Many schools and universities are closed throughout the Veneto region until March 2nd. The annual carnival has been cancelled, and there has been the closure of many museums, large places of worship and shopping centres. Anyone who enters the Veneto region after travelling to areas with risk has the obligation to communicate to the local health authority responsible for the territory. This order was co-signed between the Veneto region and the ministry of health earlier this week.
Allison Colton: ‘We’re very much in a state of limbo’
The atmosphere in Milan is very strange. Schools are closed, and people are being encouraged to work from home, so there’s almost a pre-holiday feel about the place. At the same time we’re being bombarded with reports of new cases and sadly, new fatalities.
I work in a training centre, and I spent most of the day on the phone, postponing courses without having any date to reschedule to. We’re very much in a state of limbo, and I found myself refreshing the news pages more often than the rational part of my brain would have wanted me to.
Tomorrow more people will be smart, working from home, so the city will be even more apocalyptic. I’ll be one of those people, and I can’t deny that I’m relieved to not have to take public trasport tomorrow.
Laurence Fogarty: ‘The students might well be kept out of school for a while yet’
I live in the Lombardy region, which is affected by the coronavirus. The situation is rapidly evolving. Until last Thursday, the coronavirus was a bit far away, namely in China, then suddenly cases were discovered in Italy. In the space of five days the cases here have reached more than 150.

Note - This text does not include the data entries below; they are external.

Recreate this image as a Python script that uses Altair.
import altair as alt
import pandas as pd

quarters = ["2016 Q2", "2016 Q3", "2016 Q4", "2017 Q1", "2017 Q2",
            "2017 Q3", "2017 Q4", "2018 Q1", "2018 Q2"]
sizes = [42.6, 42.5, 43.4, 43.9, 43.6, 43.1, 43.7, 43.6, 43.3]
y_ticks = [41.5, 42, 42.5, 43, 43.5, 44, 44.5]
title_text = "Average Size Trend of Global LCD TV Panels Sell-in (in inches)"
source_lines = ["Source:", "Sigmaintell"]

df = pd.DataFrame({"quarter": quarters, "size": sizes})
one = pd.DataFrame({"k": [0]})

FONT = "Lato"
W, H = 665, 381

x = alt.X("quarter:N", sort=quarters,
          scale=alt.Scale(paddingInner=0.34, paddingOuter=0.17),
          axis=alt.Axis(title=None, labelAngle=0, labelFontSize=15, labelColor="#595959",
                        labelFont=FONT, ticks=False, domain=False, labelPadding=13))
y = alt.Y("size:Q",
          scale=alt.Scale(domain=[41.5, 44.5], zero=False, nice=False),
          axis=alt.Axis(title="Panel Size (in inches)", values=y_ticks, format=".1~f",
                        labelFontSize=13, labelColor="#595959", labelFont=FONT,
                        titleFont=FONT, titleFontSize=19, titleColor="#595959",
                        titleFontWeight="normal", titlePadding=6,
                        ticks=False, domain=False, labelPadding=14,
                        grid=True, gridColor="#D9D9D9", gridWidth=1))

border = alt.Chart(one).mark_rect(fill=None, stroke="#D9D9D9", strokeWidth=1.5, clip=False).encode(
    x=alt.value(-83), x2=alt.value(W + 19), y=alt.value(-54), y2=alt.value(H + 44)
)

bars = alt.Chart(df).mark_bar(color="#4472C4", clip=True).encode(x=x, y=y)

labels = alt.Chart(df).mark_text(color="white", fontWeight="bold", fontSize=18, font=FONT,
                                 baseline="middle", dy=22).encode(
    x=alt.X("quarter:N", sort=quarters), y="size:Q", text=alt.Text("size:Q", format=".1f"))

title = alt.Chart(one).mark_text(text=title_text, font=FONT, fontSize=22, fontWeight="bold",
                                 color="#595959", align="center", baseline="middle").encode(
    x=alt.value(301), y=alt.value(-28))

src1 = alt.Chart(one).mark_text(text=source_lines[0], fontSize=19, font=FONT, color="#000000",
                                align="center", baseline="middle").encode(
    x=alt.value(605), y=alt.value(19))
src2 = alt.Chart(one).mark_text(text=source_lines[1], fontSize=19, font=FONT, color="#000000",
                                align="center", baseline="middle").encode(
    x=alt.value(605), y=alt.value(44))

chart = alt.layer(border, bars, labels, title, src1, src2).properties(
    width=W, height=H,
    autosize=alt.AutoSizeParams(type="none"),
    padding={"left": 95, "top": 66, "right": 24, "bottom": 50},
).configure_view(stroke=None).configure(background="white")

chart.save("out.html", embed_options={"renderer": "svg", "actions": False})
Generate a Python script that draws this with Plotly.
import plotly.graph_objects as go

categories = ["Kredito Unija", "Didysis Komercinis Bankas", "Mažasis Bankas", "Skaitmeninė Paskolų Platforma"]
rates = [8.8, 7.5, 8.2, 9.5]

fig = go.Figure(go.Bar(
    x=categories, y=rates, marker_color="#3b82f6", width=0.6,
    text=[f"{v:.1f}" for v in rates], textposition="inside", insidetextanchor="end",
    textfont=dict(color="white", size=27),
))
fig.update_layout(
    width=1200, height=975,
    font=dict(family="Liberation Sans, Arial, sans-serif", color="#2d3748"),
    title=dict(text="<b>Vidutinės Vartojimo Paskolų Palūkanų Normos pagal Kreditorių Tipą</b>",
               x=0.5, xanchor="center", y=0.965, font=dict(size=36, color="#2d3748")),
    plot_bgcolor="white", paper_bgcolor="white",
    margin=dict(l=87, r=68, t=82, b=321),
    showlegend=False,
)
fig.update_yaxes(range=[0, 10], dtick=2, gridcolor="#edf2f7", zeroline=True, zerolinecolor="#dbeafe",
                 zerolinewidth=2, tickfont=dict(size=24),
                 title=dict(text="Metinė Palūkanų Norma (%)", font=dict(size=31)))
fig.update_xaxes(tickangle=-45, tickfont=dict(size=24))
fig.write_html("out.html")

We have two school-going daughters, but school is closed for at least this week. My wife is a teacher, so she is compulsorily at home as well. It is a situation I’m not used to in that sense, having that much company around. I’m self-employed as a translator, and work from home, so am probably a little less affected than commuters to Milan, for example. We’re 20 minutes by train from Milan, in Magenta. (Yes, that is the colour on one of your printer cartridges – another story).
The most direct effect on me, and which is annoying, is that my swimming pool has been closed under a health provision signed by the region’s governor yesterday, so cannot have my regular swim at least for a bit. Also, I’ve booked to go to a translation conference in Germany at end of April, but I am beginning to have doubts about the feasibility of this event in view of the virus.
Our eldest is doing the Italian equivalent of the Leaving in June, but who knows what will happen as of now. The students might well be kept out of school for a while yet.
Deirdre Doyle: ‘It is impossible to buy bottled water today, but what is wrong with the tap water?’
I live in Milan, and the city seems to be in a bit of a panic right now, but bear in mind that the Italian government is determined to take every possible precaution to avoid the virus spreading and the health service is very good in Lombardy.
It may seem a bit draconian, but personally I appreciate it. I believe that if we take the recommended precautions and continue our lives as usual, we should be as safe as possible. Of course some people may exaggerate – it is impossible to buy bottled water today in the Fair area, but what is wrong with the tap water? Let’s see how the week develops.
Hugo McCafferty: ‘Who knows how it will play out?’
I’m living in the area affected by the coronavirus. I’m leaving Lombardia today, as I believe there’s a full lockdown on the way. I live in Lecco, by Lake Como, but work in Milan. School and office closed for the week, so I decided to escape Lombardy and head to Tuscany for a few days to see how it all pans out. Just arrived this evening. Who knows how it will play out? Italy somehow got blindsided by this cluster outbreak. They’ll have to take decisive action, which could be a total lockdown in the region.